• [Objective]: Type out the data exactly as given. Skip any image.

• [Given data]:
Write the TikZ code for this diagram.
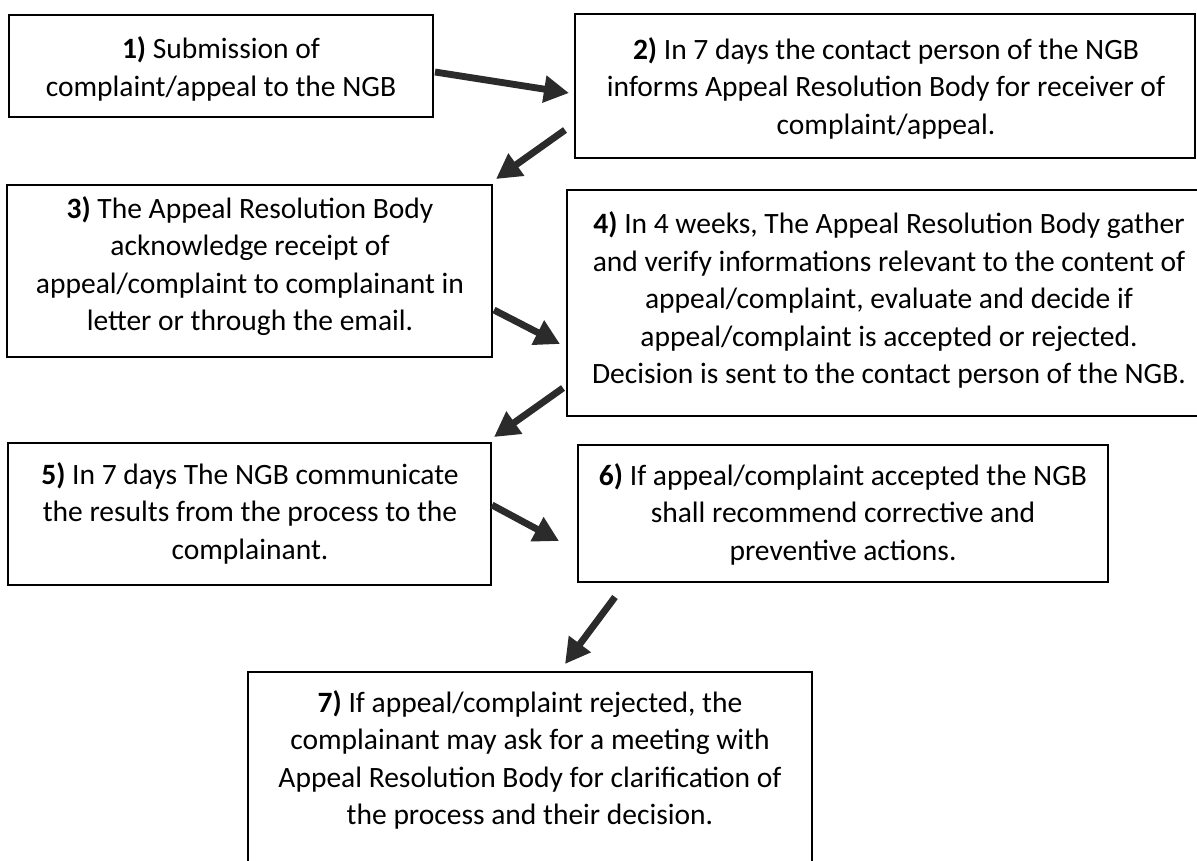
\documentclass[tikz,border=0pt]{standalone}
\usepackage{fontspec}
\setmainfont{Carlito}
\usetikzlibrary{arrows.meta}
\definecolor{arrowgray}{HTML}{2B2B2B}
\tikzset{
  px/.style={x=0.02cm,y=-0.02cm},
  boxframe/.style={draw=black,line width=1.1pt},
  boxtext/.style={align=center,inner sep=0pt,font=\fontsize{16.8}{21.3}\selectfont},
  flow/.style={draw=arrowgray,line width=3.9pt,-{Triangle[length=0.5cm,width=0.52cm]}}
}
\begin{document}
\begin{tikzpicture}[px]
\useasboundingbox (0,0) rectangle (1197,860);
% boxes
\draw[boxframe] (9,15) rectangle (433,117);
\draw[boxframe] (575,14) rectangle (1195,158);
\draw[boxframe] (7,185) rectangle (492,357);
\draw[boxframe] (1197,190) -- (567,190) -- (567,416) -- (1197,416);
\draw[boxframe] (8,443) rectangle (491,585);
\draw[boxframe] (578,445) rectangle (1108,582);
\draw[boxframe] (248,862) -- (248,672) -- (812,672) -- (812,862);
% texts
\node[boxtext] (b1) at (221,69) {\textbf{1)} Submission of\\complaint/appeal to the NGB};
\node[boxtext] (b2) at (886,88) {\textbf{2)} In 7 days the contact person of the NGB\\informs Appeal Resolution Body for receiver of\\complaint/appeal.};
\node[boxtext] (b3) at (250,266) {\textbf{3)} The Appeal Resolution Body\\acknowledge receipt of\\appeal/complaint to complainant in\\letter or through the email.};
\node[boxtext] (b4) at (889,300) {\textbf{4)} In 4 weeks, The Appeal Resolution Body gather\\and verify informations relevant to the content of\\appeal/complaint, evaluate and decide if\\appeal/complaint is accepted or rejected.\\Decision is sent to the contact person of the NGB.};
\node[boxtext] (b5) at (250,513) {\textbf{5)} In 7 days The NGB communicate\\the results from the process to the\\complainant.};
\node[boxtext] (b6) at (843,514) {\textbf{6)} If appeal/complaint accepted the NGB\\shall recommend corrective and\\preventive actions.};
\node[boxtext] (b7) at (530,760) {\textbf{7)} If appeal/complaint rejected, the\\complainant may ask for a meeting with\\Appeal Resolution Body for clarification of\\the process and their decision.};
% arrow end points
\coordinate (a1s) at (435,72);  \coordinate (a1e) at (569,93);
\coordinate (a2s) at (565,130); \coordinate (a2e) at (496,179);
\coordinate (a3s) at (494,310); \coordinate (a3e) at (560,344);
\coordinate (a4s) at (563,388); \coordinate (a4e) at (494,437);
\coordinate (a5s) at (492,505); \coordinate (a5e) at (559,541);
\coordinate (a6s) at (615,597); \coordinate (a6e) at (565,664);
\draw[flow] (a1s) -- (a1e);
\draw[flow] (a2s) -- (a2e);
\draw[flow] (a3s) -- (a3e);
\draw[flow] (a4s) -- (a4e);
\draw[flow] (a5s) -- (a5e);
\draw[flow] (a6s) -- (a6e);
\end{tikzpicture}
\end{document}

• [Completed task]:
Write the TikZ code for this diagram.
\documentclass[tikz,border=0pt]{standalone}
\usepackage{fontspec}
\setmainfont{Carlito}
\usetikzlibrary{arrows.meta}
\definecolor{arrowgray}{HTML}{2B2B2B}
\tikzset{
  px/.style={x=0.02cm,y=-0.02cm},
  boxframe/.style={draw=black,line width=1.1pt},
  boxtext/.style={align=center,inner sep=0pt,font=\fontsize{16.8}{21.3}\selectfont},
  flow/.style={draw=arrowgray,line width=3.9pt,-{Triangle[length=0.5cm,width=0.52cm]}}
}
\begin{document}
\begin{tikzpicture}[px]
\useasboundingbox (0,0) rectangle (1197,860);
% boxes
\draw[boxframe] (9,15) rectangle (433,117);
\draw[boxframe] (575,14) rectangle (1195,158);
\draw[boxframe] (7,185) rectangle (492,357);
\draw[boxframe] (1197,190) -- (567,190) -- (567,416) -- (1197,416);
\draw[boxframe] (8,443) rectangle (491,585);
\draw[boxframe] (578,445) rectangle (1108,582);
\draw[boxframe] (248,862) -- (248,672) -- (812,672) -- (812,862);
% texts
\node[boxtext] (b1) at (221,69) {\textbf{1)} Submission of\\complaint/appeal to the NGB};
\node[boxtext] (b2) at (886,88) {\textbf{2)} In 7 days the contact person of the NGB\\informs Appeal Resolution Body for receiver of\\complaint/appeal.};
\node[boxtext] (b3) at (250,266) {\textbf{3)} The Appeal Resolution Body\\acknowledge receipt of\\appeal/complaint to complainant in\\letter or through the email.};
\node[boxtext] (b4) at (889,300) {\textbf{4)} In 4 weeks, The Appeal Resolution Body gather\\and verify informations relevant to the content of\\appeal/complaint, evaluate and decide if\\appeal/complaint is accepted or rejected.\\Decision is sent to the contact person of the NGB.};
\node[boxtext] (b5) at (250,513) {\textbf{5)} In 7 days The NGB communicate\\the results from the process to the\\complainant.};
\node[boxtext] (b6) at (843,514) {\textbf{6)} If appeal/complaint accepted the NGB\\shall recommend corrective and\\preventive actions.};
\node[boxtext] (b7) at (530,760) {\textbf{7)} If appeal/complaint rejected, the\\complainant may ask for a meeting with\\Appeal Resolution Body for clarification of\\the process and their decision.};
% arrow end points
\coordinate (a1s) at (435,72);  \coordinate (a1e) at (569,93);
\coordinate (a2s) at (565,130); \coordinate (a2e) at (496,179);
\coordinate (a3s) at (494,310); \coordinate (a3e) at (560,344);
\coordinate (a4s) at (563,388); \coordinate (a4e) at (494,437);
\coordinate (a5s) at (492,505); \coordinate (a5e) at (559,541);
\coordinate (a6s) at (615,597); \coordinate (a6e) at (565,664);
\draw[flow] (a1s) -- (a1e);
\draw[flow] (a2s) -- (a2e);
\draw[flow] (a3s) -- (a3e);
\draw[flow] (a4s) -- (a4e);
\draw[flow] (a5s) -- (a5e);
\draw[flow] (a6s) -- (a6e);
\end{tikzpicture}
\end{document}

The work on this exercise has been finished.